Ein Wochenende in Göteborg. Schönes Fest, nette Menschen, aber zwei Tage in der Großstadt reichen dann auch. Hier im Wald fühle ich mich deutlich wohler. Ich bin wahrlich kein Stadtmensch.

Gestern Abend, vor der Sauna sitzend und die Flugkünste von Lindbergh, unserer Hausfledermaus, bewundernd, ist mir eine lustige Begebenheit zum Thema „kontrolliertes Schwitzen“ eingefallen. Letztes Jahr hatte ich mal für abends meinen schwedischen Kumpel Ronny zum gemeinsamen Saunieren eingeladen. Bewaffnet mit Dosenbier und einer größeren Anzahl „Landjäger“-Würste, die ich aus Deutschland mitgebracht hatte und die hier immer wieder für Begeisterung sorgen, gingen wir’s an. Die Schwitzhütte war von unserem Holzofen mehr als gut eingeheizt. Nichtsdestotrotz setzte ich mich natürlich auf die oberste der drei Bänke, dahin wo es am heißesten ist. Ich wollte mir vor meinem schwedischen Freund schließlich keine Blöße geben (ich merke gerade, diese Formulierung klingt im Zusammenhang mit dem Thema „Sauna“ einigermaßen unpassend), um am Ende als mitteleuropäisches Weichei abgestempelt zu werden. Schließlich gelten Schweden, Finnen und Norweger (vielleicht als einzige Nichtskandinavier noch die Russen) im übrigen – und in der Regel südlicher gelegenen – Europa als unangefochtene Weltmeister in Sachen Schwitzkultur. Also, rauf auf Stufe drei! Ronny hingegen ließ die Meinung Resteuropas im wahrsten Sinne des Wortes kalt und er ließ sich reichlich unskandinavisch auf der niedrigsten Bank nieder. Was ihn jedoch nicht daran hindern sollte, nach kurzer Zeit und im Einklang mit mir, der ich auf oberster Stufe vor mich hin garte, zu ächzen, zu stöhnen und sonstige Geräusche des Leidens auszustoßen. „Ist es zu heiß?“ fragte ich ihn. „Nein, alles ok“, war seine kaum zu verstehende, weil offensichtlich mit letzter Kraft artikulierte, Antwort. Kurz danach beendeten wir diesen ersten Durchgang und ich kühlte mich mit Wasser aus unserem Brunnen ab, das in Eimern bereitstand, ca. 7 C° warm war und das ich mir in einem großen Schwall über den Kopf schüttete. Ronny machte keine Anstalten, es mir gleichzutun. Ob er sich denn nicht abkühlen wolle, fragte ich ihn, denn schließlich hatte er ja kurz zuvor in der Sauna gelitten, als ob sein letztes Stündlein kurz bevor stünde. Nee, das sei ihm zu kalt, sagte er und nahm stattdessen einen kräftigen Schluck aus der Jever-Dose.

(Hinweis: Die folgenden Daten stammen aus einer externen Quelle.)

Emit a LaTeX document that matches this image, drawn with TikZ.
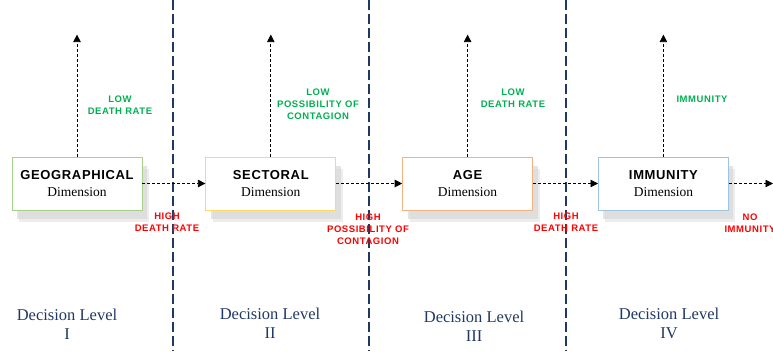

Drei Saunagänge später, die eine ähnliche Dramaturgie hatten, saßen wir Dosenbier trinkend und Landjäger nagend in der lauen Sommernacht vor der Saunahütte, zählten die erlegten Stechmücken und sprachen über dies und das, bis Ronny schließlich bemerkte, dass er ja noch nie verstanden habe, was die Leute am Saunieren so toll finden. Ich sah ihn erstaunt an und fragte, wie er das meine. „Na ja“, sagte er, „es ist schon verwunderlich, dass Dinge, über die man in der Regel heftig klagt, plötzlich als „schön“ empfunden werden. Jeder halbwegs normale Mensch (der Skandinavier ganz besonders) erachtet im Sommer Temperaturen über 25 C° als kaum erträglich. In der Sauna schwitzt man bei nahezu 100 C° – und findet’s „toll“. Danach schüttet man sich eiskaltes Wasser über den Leib, wo man doch beim Badeurlaub oder im Schwimmbad Wassertemperaturen unter 20 Grad als reine Zumutung betrachtet.“ Nein, das sei ihm alles zu hoch und er persönlich könne mit dem Thema Sauna wenig bis nichts anfangen – abgesehen natürlich vom nicht zu unterschätzenden geselligen Teil. Nach Ronnys „Outing“ musste ich erst mal herzhaft lachen, danach prosteten wir uns zu, nahmen einen weiteren Schluck kühlen Bieres, bissen in die knackige Wurst und genossen den lauen Sommerabend – und den „geselligen Teil“ des Saunaabends.